### What to do
All of the material below is to be restated word for word, apart from the pictures.

┌─ Material provided

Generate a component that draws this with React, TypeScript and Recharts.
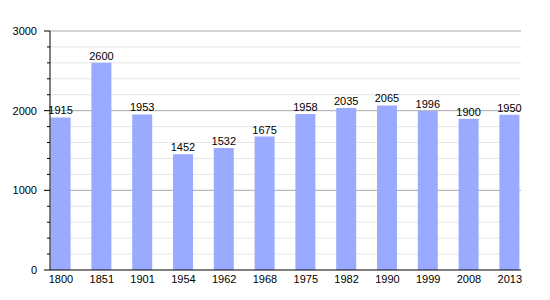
import { Bar, BarChart, CartesianGrid, LabelList, XAxis, YAxis } from "recharts";

const years = ["1800", "1851", "1901", "1954", "1962", "1968", "1975", "1982", "1990", "1999", "2008", "2013"];
const population = [1915, 2600, 1953, 1452, 1532, 1675, 1958, 2035, 2065, 1996, 1900, 1950];
const yTicks = [0, 200, 400, 600, 800, 1000, 1200, 1400, 1600, 1800, 2000, 2200, 2400, 2600, 2800, 3000];
const majorTicks = [1000, 2000, 3000];
const minorTicks = yTicks.filter((t) => t > 0 && !majorTicks.includes(t));
const yMax = 3000;

const data = years.map((y, i) => ({ year: y, pop: population[i] }));
const font = "'Liberation Sans', Arial, sans-serif";

function YTick(props: any) {
  const { x, y, payload } = props;
  const v = payload.value as number;
  const major = v % 1000 === 0;
  return (
    <g>
      <line x1={x - (major ? 6 : 3)} x2={x} y1={y} y2={y} stroke="#000" strokeWidth={1} />
      {major && (
        <text x={x - 13} y={y} dy="0.35em" textAnchor="end" fontSize={11} fontFamily={font} fill="#000">
          {v}
        </text>
      )}
    </g>
  );
}

// map values to pixel rows using the y axis scale (whatever shape recharts hands us)
const gridAt = (vals: number[]) => (p: any) => {
  const scale = p.yAxis?.scale;
  let f: ((v: number) => number) | null = null;
  if (typeof scale === "function") f = scale;
  else if (scale && typeof scale.map === "function") f = (v) => scale.map(v);
  else if (scale && typeof scale.apply === "function") f = (v) => scale.apply(v);
  if (f) {
    const out = vals.map((v) => f!(v));
    if (out.every((n) => typeof n === "number" && !isNaN(n))) return out;
  }
  const { top, height } = p.offset;
  return vals.map((v) => top + height * (1 - v / yMax));
};

export default function App() {
  return (
    <div style={{ position: "absolute", left: 0, top: 0, width: 550, height: 300, background: "#fff" }}>
      <BarChart width={550} height={300} data={data} margin={{ top: 31, right: 29, bottom: 10, left: 0 }} barSize={20}>
        <CartesianGrid vertical={false} stroke="#e6e6e6" horizontalCoordinatesGenerator={gridAt(minorTicks)} />
        <CartesianGrid vertical={false} stroke="#aaaaaa" horizontalCoordinatesGenerator={gridAt(majorTicks)} />
        <XAxis
          dataKey="year"
          padding={{ left: -9.4, right: -9.2 }}
          tickLine={false}
          tickSize={0}
          tickMargin={5}
          height={20}
          axisLine={{ stroke: "#000" }}
          tick={{ fontSize: 11, fontFamily: font, fill: "#000" }}
          interval={0}
        />
        <YAxis
          width={50}
          domain={[0, yMax]}
          ticks={yTicks}
          interval={0}
          tickLine={false}
          tickSize={0}
          tickMargin={0}
          axisLine={{ stroke: "#000" }}
          tick={<YTick />}
        />
        <Bar dataKey="pop" fill="#99aaff" isAnimationActive={false}>
          <LabelList dataKey="pop" position="top" offset={3} fontSize={11} fontFamily={font} fill="#000" />
        </Bar>
      </BarChart>
    </div>
  );
}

└─

### Response to this task
Generate a component that draws this with React, TypeScript and Recharts.
import { Bar, BarChart, CartesianGrid, LabelList, XAxis, YAxis } from "recharts";

const years = ["1800", "1851", "1901", "1954", "1962", "1968", "1975", "1982", "1990", "1999", "2008", "2013"];
const population = [1915, 2600, 1953, 1452, 1532, 1675, 1958, 2035, 2065, 1996, 1900, 1950];
const yTicks = [0, 200, 400, 600, 800, 1000, 1200, 1400, 1600, 1800, 2000, 2200, 2400, 2600, 2800, 3000];
const majorTicks = [1000, 2000, 3000];
const minorTicks = yTicks.filter((t) => t > 0 && !majorTicks.includes(t));
const yMax = 3000;

const data = years.map((y, i) => ({ year: y, pop: population[i] }));
const font = "'Liberation Sans', Arial, sans-serif";

function YTick(props: any) {
  const { x, y, payload } = props;
  const v = payload.value as number;
  const major = v % 1000 === 0;
  return (
    <g>
      <line x1={x - (major ? 6 : 3)} x2={x} y1={y} y2={y} stroke="#000" strokeWidth={1} />
      {major && (
        <text x={x - 13} y={y} dy="0.35em" textAnchor="end" fontSize={11} fontFamily={font} fill="#000">
          {v}
        </text>
      )}
    </g>
  );
}

// map values to pixel rows using the y axis scale (whatever shape recharts hands us)
const gridAt = (vals: number[]) => (p: any) => {
  const scale = p.yAxis?.scale;
  let f: ((v: number) => number) | null = null;
  if (typeof scale === "function") f = scale;
  else if (scale && typeof scale.map === "function") f = (v) => scale.map(v);
  else if (scale && typeof scale.apply === "function") f = (v) => scale.apply(v);
  if (f) {
    const out = vals.map((v) => f!(v));
    if (out.every((n) => typeof n === "number" && !isNaN(n))) return out;
  }
  const { top, height } = p.offset;
  return vals.map((v) => top + height * (1 - v / yMax));
};

export default function App() {
  return (
    <div style={{ position: "absolute", left: 0, top: 0, width: 550, height: 300, background: "#fff" }}>
      <BarChart width={550} height={300} data={data} margin={{ top: 31, right: 29, bottom: 10, left: 0 }} barSize={20}>
        <CartesianGrid vertical={false} stroke="#e6e6e6" horizontalCoordinatesGenerator={gridAt(minorTicks)} />
        <CartesianGrid vertical={false} stroke="#aaaaaa" horizontalCoordinatesGenerator={gridAt(majorTicks)} />
        <XAxis
          dataKey="year"
          padding={{ left: -9.4, right: -9.2 }}
          tickLine={false}
          tickSize={0}
          tickMargin={5}
          height={20}
          axisLine={{ stroke: "#000" }}
          tick={{ fontSize: 11, fontFamily: font, fill: "#000" }}
          interval={0}
        />
        <YAxis
          width={50}
          domain={[0, yMax]}
          ticks={yTicks}
          interval={0}
          tickLine={false}
          tickSize={0}
          tickMargin={0}
          axisLine={{ stroke: "#000" }}
          tick={<YTick />}
        />
        <Bar dataKey="pop" fill="#99aaff" isAnimationActive={false}>
          <LabelList dataKey="pop" position="top" offset={3} fontSize={11} fontFamily={font} fill="#000" />
        </Bar>
      </BarChart>
    </div>
  );
}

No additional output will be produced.